_Task objective_: The listing below should be printed exactly, every line of it. Skip the pictures.
[Begin Dataset section]
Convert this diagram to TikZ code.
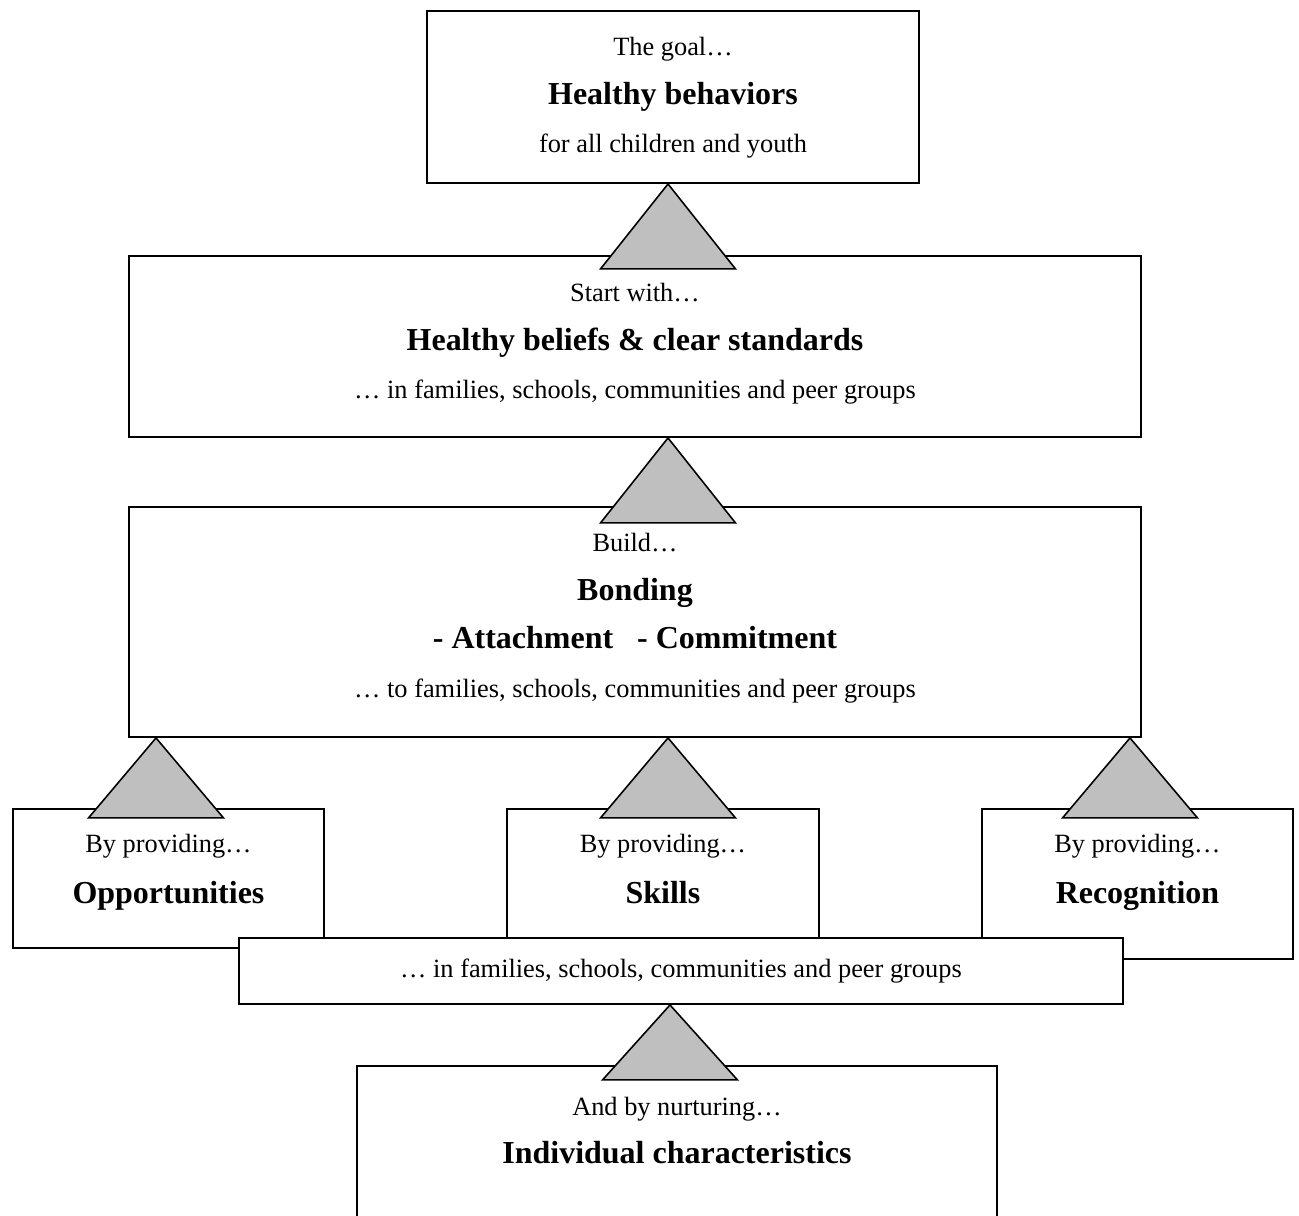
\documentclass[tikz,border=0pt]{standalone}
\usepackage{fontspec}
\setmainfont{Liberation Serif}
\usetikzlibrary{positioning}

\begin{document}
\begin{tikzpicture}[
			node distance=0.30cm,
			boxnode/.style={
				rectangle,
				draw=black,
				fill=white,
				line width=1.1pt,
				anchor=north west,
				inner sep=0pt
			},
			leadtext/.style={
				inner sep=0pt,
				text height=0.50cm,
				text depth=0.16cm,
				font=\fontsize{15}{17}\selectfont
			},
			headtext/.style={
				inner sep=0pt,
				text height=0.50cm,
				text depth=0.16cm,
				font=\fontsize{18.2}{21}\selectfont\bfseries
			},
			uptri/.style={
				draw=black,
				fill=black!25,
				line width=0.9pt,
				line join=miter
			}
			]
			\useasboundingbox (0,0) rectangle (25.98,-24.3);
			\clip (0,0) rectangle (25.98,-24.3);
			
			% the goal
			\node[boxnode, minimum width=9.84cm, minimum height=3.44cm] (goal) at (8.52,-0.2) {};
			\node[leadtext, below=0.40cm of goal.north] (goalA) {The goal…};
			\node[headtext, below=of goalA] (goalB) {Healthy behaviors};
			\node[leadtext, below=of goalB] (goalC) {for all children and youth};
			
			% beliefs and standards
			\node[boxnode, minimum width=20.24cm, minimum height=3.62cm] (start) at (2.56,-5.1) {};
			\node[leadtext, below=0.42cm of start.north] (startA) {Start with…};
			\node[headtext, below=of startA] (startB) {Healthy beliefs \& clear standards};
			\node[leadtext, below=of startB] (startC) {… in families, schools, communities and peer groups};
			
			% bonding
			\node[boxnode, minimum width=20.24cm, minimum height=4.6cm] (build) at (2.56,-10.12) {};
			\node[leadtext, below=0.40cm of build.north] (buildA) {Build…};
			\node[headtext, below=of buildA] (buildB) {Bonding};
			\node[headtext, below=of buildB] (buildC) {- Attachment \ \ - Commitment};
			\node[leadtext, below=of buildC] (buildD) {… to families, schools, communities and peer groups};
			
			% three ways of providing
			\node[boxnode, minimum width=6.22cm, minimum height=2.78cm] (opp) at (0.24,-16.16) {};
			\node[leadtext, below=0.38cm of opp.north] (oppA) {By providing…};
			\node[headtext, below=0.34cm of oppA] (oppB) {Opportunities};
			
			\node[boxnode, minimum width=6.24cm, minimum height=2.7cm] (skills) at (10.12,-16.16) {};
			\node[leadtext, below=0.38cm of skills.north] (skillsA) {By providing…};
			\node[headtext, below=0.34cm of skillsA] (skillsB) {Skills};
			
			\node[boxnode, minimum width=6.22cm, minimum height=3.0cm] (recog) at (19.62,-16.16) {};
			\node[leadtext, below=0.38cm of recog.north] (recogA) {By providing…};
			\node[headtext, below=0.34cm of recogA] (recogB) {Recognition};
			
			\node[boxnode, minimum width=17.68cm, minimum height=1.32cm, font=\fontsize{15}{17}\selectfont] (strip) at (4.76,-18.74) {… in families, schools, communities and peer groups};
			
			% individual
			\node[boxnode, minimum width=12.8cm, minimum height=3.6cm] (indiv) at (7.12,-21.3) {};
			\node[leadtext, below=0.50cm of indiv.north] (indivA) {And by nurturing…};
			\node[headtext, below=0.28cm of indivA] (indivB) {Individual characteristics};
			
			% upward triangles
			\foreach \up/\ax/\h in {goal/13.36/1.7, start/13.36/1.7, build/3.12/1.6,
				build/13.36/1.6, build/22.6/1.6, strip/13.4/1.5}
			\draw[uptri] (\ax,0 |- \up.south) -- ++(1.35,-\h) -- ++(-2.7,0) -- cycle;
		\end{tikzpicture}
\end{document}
[End Dataset section]
_Written solution_:
Convert this diagram to TikZ code.
\documentclass[tikz,border=0pt]{standalone}
\usepackage{fontspec}
\setmainfont{Liberation Serif}
\usetikzlibrary{positioning}

\begin{document}
\begin{tikzpicture}[
			node distance=0.30cm,
			boxnode/.style={
				rectangle,
				draw=black,
				fill=white,
				line width=1.1pt,
				anchor=north west,
				inner sep=0pt
			},
			leadtext/.style={
				inner sep=0pt,
				text height=0.50cm,
				text depth=0.16cm,
				font=\fontsize{15}{17}\selectfont
			},
			headtext/.style={
				inner sep=0pt,
				text height=0.50cm,
				text depth=0.16cm,
				font=\fontsize{18.2}{21}\selectfont\bfseries
			},
			uptri/.style={
				draw=black,
				fill=black!25,
				line width=0.9pt,
				line join=miter
			}
			]
			\useasboundingbox (0,0) rectangle (25.98,-24.3);
			\clip (0,0) rectangle (25.98,-24.3);
			
			% the goal
			\node[boxnode, minimum width=9.84cm, minimum height=3.44cm] (goal) at (8.52,-0.2) {};
			\node[leadtext, below=0.40cm of goal.north] (goalA) {The goal…};
			\node[headtext, below=of goalA] (goalB) {Healthy behaviors};
			\node[leadtext, below=of goalB] (goalC) {for all children and youth};
			
			% beliefs and standards
			\node[boxnode, minimum width=20.24cm, minimum height=3.62cm] (start) at (2.56,-5.1) {};
			\node[leadtext, below=0.42cm of start.north] (startA) {Start with…};
			\node[headtext, below=of startA] (startB) {Healthy beliefs \& clear standards};
			\node[leadtext, below=of startB] (startC) {… in families, schools, communities and peer groups};
			
			% bonding
			\node[boxnode, minimum width=20.24cm, minimum height=4.6cm] (build) at (2.56,-10.12) {};
			\node[leadtext, below=0.40cm of build.north] (buildA) {Build…};
			\node[headtext, below=of buildA] (buildB) {Bonding};
			\node[headtext, below=of buildB] (buildC) {- Attachment \ \ - Commitment};
			\node[leadtext, below=of buildC] (buildD) {… to families, schools, communities and peer groups};
			
			% three ways of providing
			\node[boxnode, minimum width=6.22cm, minimum height=2.78cm] (opp) at (0.24,-16.16) {};
			\node[leadtext, below=0.38cm of opp.north] (oppA) {By providing…};
			\node[headtext, below=0.34cm of oppA] (oppB) {Opportunities};
			
			\node[boxnode, minimum width=6.24cm, minimum height=2.7cm] (skills) at (10.12,-16.16) {};
			\node[leadtext, below=0.38cm of skills.north] (skillsA) {By providing…};
			\node[headtext, below=0.34cm of skillsA] (skillsB) {Skills};
			
			\node[boxnode, minimum width=6.22cm, minimum height=3.0cm] (recog) at (19.62,-16.16) {};
			\node[leadtext, below=0.38cm of recog.north] (recogA) {By providing…};
			\node[headtext, below=0.34cm of recogA] (recogB) {Recognition};
			
			\node[boxnode, minimum width=17.68cm, minimum height=1.32cm, font=\fontsize{15}{17}\selectfont] (strip) at (4.76,-18.74) {… in families, schools, communities and peer groups};
			
			% individual
			\node[boxnode, minimum width=12.8cm, minimum height=3.6cm] (indiv) at (7.12,-21.3) {};
			\node[leadtext, below=0.50cm of indiv.north] (indivA) {And by nurturing…};
			\node[headtext, below=0.28cm of indivA] (indivB) {Individual characteristics};
			
			% upward triangles
			\foreach \up/\ax/\h in {goal/13.36/1.7, start/13.36/1.7, build/3.12/1.6,
				build/13.36/1.6, build/22.6/1.6, strip/13.4/1.5}
			\draw[uptri] (\ax,0 |- \up.south) -- ++(1.35,-\h) -- ++(-2.7,0) -- cycle;
		\end{tikzpicture}
\end{document}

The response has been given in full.